It might be stretching it a fraction to call it a golden era just yet, but there’s no doubt that American dirt racing has been soaring close to the summit over the past three or four seasons. Particularly where the colts are concerned.
It probably falls short of those magical Secretariat/Seattle Slew/Affirmed days of the 70s, but let’s not underestimate it because of that.
We’re talking about the male dirt performers here, so no slight is intended against Zenyatta or Rachel Alexandra or any of the other magnificent fillies that have been campaigned in the meantime - or against turf giant Wise Dan for that matter, but, after a post-Curlin lull, we have enjoyed four superb champions in quickfire, rat-a-rat-rat succession:
California Chrome, American Pharoah, Arrogate, Gun Runner.

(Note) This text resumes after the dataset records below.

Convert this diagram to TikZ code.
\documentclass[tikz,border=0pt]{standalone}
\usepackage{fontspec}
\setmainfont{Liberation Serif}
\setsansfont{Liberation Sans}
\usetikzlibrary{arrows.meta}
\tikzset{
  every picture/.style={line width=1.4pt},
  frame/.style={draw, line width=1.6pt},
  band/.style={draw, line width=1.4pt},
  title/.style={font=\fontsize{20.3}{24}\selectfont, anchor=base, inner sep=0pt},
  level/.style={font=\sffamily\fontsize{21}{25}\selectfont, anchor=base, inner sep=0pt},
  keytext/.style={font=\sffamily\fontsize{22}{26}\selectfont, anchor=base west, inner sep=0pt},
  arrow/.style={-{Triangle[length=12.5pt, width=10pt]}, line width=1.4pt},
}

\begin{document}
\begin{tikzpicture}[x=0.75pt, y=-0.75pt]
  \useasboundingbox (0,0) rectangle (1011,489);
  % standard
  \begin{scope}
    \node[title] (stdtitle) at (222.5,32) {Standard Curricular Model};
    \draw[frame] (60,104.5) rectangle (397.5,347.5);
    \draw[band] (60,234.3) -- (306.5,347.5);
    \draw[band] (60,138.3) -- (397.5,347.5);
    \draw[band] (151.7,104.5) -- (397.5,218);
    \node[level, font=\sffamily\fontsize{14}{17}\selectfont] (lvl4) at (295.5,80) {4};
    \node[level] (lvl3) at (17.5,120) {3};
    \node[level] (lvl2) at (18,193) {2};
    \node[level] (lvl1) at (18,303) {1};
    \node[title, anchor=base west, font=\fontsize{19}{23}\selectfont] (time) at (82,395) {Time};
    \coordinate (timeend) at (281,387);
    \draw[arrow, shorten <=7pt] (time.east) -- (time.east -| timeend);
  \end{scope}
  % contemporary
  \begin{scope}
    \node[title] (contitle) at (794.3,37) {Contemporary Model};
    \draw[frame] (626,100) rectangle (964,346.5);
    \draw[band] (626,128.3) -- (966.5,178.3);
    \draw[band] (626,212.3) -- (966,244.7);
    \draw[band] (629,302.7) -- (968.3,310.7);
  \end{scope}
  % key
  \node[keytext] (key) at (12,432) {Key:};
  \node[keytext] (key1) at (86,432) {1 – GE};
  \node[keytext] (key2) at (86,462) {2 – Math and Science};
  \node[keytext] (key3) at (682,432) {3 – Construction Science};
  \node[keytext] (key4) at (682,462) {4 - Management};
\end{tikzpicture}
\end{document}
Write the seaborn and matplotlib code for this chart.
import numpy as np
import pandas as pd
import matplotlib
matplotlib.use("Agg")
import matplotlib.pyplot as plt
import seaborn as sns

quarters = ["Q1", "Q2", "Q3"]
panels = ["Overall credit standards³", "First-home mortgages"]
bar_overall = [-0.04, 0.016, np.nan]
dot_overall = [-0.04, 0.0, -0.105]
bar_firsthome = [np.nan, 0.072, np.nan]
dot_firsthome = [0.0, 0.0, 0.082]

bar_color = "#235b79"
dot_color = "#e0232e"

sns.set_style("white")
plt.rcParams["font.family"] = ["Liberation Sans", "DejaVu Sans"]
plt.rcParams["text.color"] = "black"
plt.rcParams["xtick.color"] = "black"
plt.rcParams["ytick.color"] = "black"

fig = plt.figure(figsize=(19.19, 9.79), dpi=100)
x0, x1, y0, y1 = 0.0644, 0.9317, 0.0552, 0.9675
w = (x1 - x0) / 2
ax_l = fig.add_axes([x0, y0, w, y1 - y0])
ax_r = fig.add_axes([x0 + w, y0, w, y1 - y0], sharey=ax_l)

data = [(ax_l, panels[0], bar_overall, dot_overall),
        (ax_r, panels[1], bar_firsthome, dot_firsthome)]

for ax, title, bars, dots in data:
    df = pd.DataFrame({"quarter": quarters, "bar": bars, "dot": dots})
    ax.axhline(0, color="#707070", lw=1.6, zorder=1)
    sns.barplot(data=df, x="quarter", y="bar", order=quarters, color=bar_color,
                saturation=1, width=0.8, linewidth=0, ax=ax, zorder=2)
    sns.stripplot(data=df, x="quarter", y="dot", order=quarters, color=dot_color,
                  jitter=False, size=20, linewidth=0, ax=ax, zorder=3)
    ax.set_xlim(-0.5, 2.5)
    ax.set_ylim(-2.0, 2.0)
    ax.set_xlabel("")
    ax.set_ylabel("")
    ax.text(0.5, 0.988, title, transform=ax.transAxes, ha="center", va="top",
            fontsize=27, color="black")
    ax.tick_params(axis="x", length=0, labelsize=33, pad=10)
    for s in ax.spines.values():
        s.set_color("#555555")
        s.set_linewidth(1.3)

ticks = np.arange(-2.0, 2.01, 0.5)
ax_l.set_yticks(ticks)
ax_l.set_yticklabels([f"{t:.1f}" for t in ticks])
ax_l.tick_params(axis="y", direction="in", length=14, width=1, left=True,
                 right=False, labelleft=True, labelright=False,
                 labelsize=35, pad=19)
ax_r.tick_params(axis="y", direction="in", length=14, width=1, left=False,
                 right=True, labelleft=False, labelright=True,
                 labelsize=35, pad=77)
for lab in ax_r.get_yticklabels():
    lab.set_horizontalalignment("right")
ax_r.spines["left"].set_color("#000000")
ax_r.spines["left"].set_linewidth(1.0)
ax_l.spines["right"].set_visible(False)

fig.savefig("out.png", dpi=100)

So which do you think has been the best? In the poll below, we are inviting you to vote for the one you believe showed the greatest ability on the racetrack, the one who would have prevailed if they’d all shown up in top form over a mile and a quarter. Here is a quick reminder of how each of them should be best remembered. They are listed in chronological order.
Surely no-one will let the memory of his sad failure in the inaugural Pegasus World Cup back in January cloud their view of his mighty career, particularly his magnificent 2016.
He was U.S. Horse of the Year twice, firstly in his Kentucky Derby/Preakness winning 3-year-old season and then last year, when his only defeat in eight races came when Arrogate just outlasted him in the Breeders’ Cup Classic at Santa Anita.
Of course that result may well have been different had the Breeders’ Cup been run at Del Mar that year instead of this. Arrogate’s unspectacular record there is well known, but it was also the scene of what was surely California Chrome’s greatest performance - his five-length victory cruise in the Pacific Classic (see theYouTube video below). After that, Victor Espinoza, who also rode American Pharoah, was moved to described Chrome as “the best horse I’ve ever ridden”.
Unlike the other three, Pharoah never raced beyond the age of three - but what he achieved in that imperious 2015 classic season enraptured American race fans and put the sport back on the front pages (if only for a few fleeting moments).
If all he’d done was to satisfy the nation’s 37-year wait for a horse to come and win the Triple Crown, that would have been fabulous enough. But Pharoah did better than that. He capped a season in which he won seven out of eight (and the defeat - to Keen Ice in the Travers - was entirely explicable) by setting a new benchmark - becoming the first winner of the ‘Grand Slam’ - by adding the Breeders’ Cup Classic to the Kentucky Derby, the Preakness and the Belmont. He was virtually unchallenged all year - his total victory margin for those seven wins in 2015 was 36½ lengths.
His win in the Haskell at Monmouth Park that August (see the YouTube video below) may have been by a relatively modest 2¼ lengths, but no performance better illustrated his awesome domination of his contemporaries.
The great mistake would be to use his last three runs - the ones post-Dubai - as evidence to dismiss Arrogate from consideration. Those puzzling, unceremonious defeats do not negate the staggering ability he displayed in the four incredible victories that came before them.
It was not for nothing that Bob Baffert called him “the greatest horse that we’ve seen since Secretariat” after his astonishing, almost super-equine performance in the Dubai World Cup in March (see the YouTube video below).
If that had been his last race, perhaps we wouldn’t have seen the kind of carping that has surfaced recently. Whatever has happened through the rest of 2017, Arrogate’s runs in the UAE and in January’s Pegasus World Cup will likely earn him the Longines World’s Best Racehorse title for the second straight year (click here for the current standings). And that is neither inexplicable nor regrettable.
If there is one travesty among those Longines ratings linked to above, it is the position in the table where they have deposited Gun Runner. It is one thing to rank him below Arrogate (who beat him in Dubai). It is quite another to have him so far adrift - and only in fourth place - after his stupendous, unbending triumph in the Breeders’ Cup Classic (see the YouTube video below).
Gun Runner was a fine 3-year-old, but just below the absolute top, and his standing appeared to be underlined when he was gobbled up by Arrogate at Meydan. Which is why his marvellous record post-Dubai was kind of taken for granted. That was just Gun Runner being a good horse, but not a great one, the thinking went.
Yet Del Mar showed us we were missing the obvious. That performance was eye-opening. Here was a horse who had gone on improving all year. Maybe even a top-form Arrogate wouldn’t have been able to get past him on November 4.
Take another look at Gun Runner’s record since the 2016 Breeders’ Cup: seven races, five G1 wins, one G3 win and that runner-up spot in the UAE. Total winning margin for those six victories: 33¼ lengths.
Which is why he will surely be the 2017 U.S. Horse of the Year.